Sen John McCain, R-Arizona, former Navy pilot, prisoner of war, and twice failed presidential candidate has the awful knowledge that he is going to die soon. The approaching abyss must daunt even a man of his considerable courage. On the other hand, McCain has time to prepare, to put his affairs in order, to say goodbye to family and friends, and, being who he is, to start settling scores.

Not inviting President Trump to the funeral would seem to be ungracious, no matter what McCain thinks of the man as a human being and as a president. To be sure Trump was rude to him as well, with that statement about preferring war heroes who had not been captured.

Still, forgiveness is a virtue and McCain is inviting the two men who beat him to the presidency, George W. Bush and Barack Obama, to not only attend but to give eulogies.

On the other hand, eyebrows are rising, and faces are hitting palms about what McCain said about Sarah Palin, the former governor of Alaska who he elevated to the national stage by making her his running mate in 2008. The depths of ingratitude and political folly is making it hard for many people to mourn McCain’s passing.

McCain now regrets making Palin his running mate

Apparently, in his new memoirs, McCain regrets choosing Sarah Palin to be his running mate in 2008, preferring now to have picked Joe Lieberman, the former Democratic senator from Connecticut who was obliged to serve out his last term as an independent for being insufficiently liberal.

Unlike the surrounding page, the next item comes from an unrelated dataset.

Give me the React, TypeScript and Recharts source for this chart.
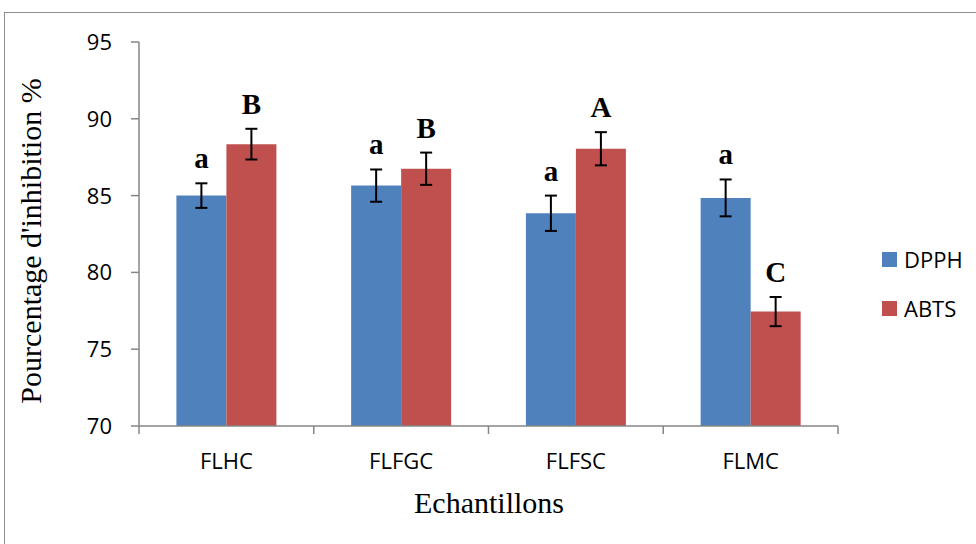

McCain had been warned off Lieberman because he was not pro-life, an absolute disqualifier for many Republican voters. He chose Palin, then a young, reformist governor of Alaska who had taken on oil company influence in her state and was considered, in many ways, as much of a maverick as McCain was.

What Palin must be feeling now

At the time, the choice of the charismatic Governor Palin seemed to have been an outside the box masterstroke. McCain surged in the polls, and it appeared that his ticket might just pull out an upset against Barack Obama, despite the economic downturn and the unpopular war in Iraq. However, McCain and her team made a number of unforced errors, such as suspending the campaign as the economy teetered on the brink of disaster.

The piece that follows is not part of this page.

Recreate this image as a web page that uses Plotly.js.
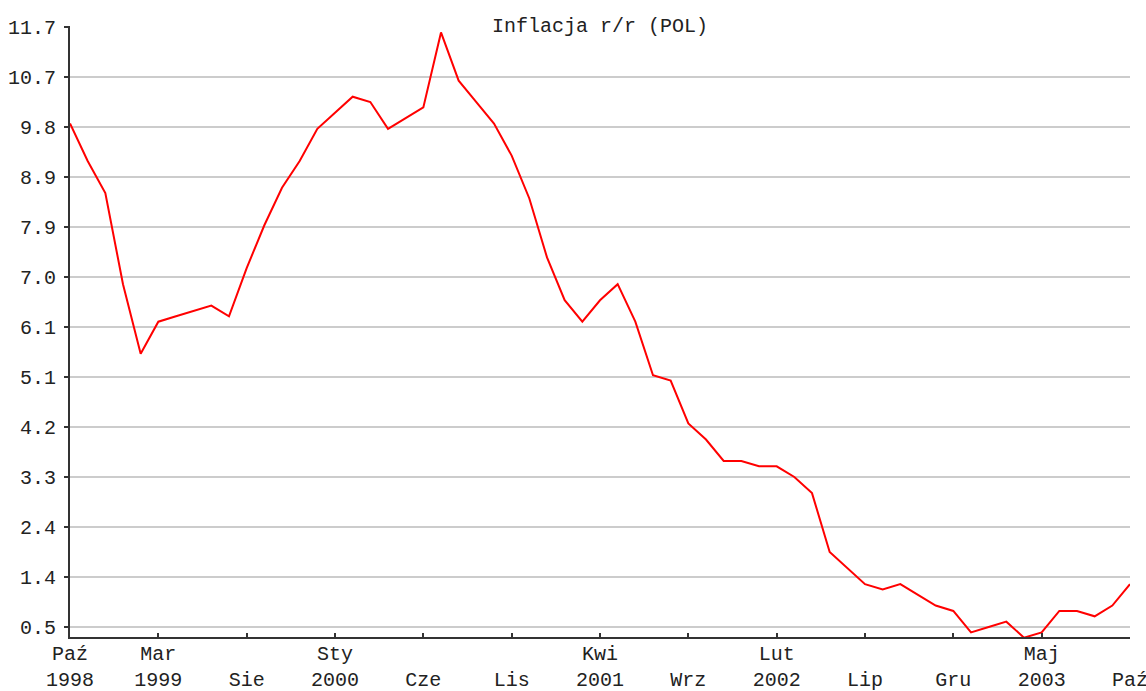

McCain’s campaign staff moved to undermine Palin, considering her to be more popular than the man on top of the ticket. The Democrats proceeded to destroy the governor, painting her as a kind of psycho bimbo who should not be allowed near the levers of power.

Palin became a national figure after 2008, becoming a leader of the Tea Party movement that helped to recapture the Congress for the Republican Party and blunt the power of the Obama administration. However, she paid a hefty price on her reputation and her family as she became a target of an unrelenting and remorseless campaign of smears and attacks from the Democrats, the media, and even Hollywood, which produced a scurrilous HBO movie about her role in the 2008 campaign.

Palin has always been loyal to McCain, even though many people consider him a RINO, Republican in Name Only. Now the senior senator from Arizona, soon to be with the ages, has repaid her with ingratitude. What she must be feeling right now must be well-nigh indescribable. Et te John McCain?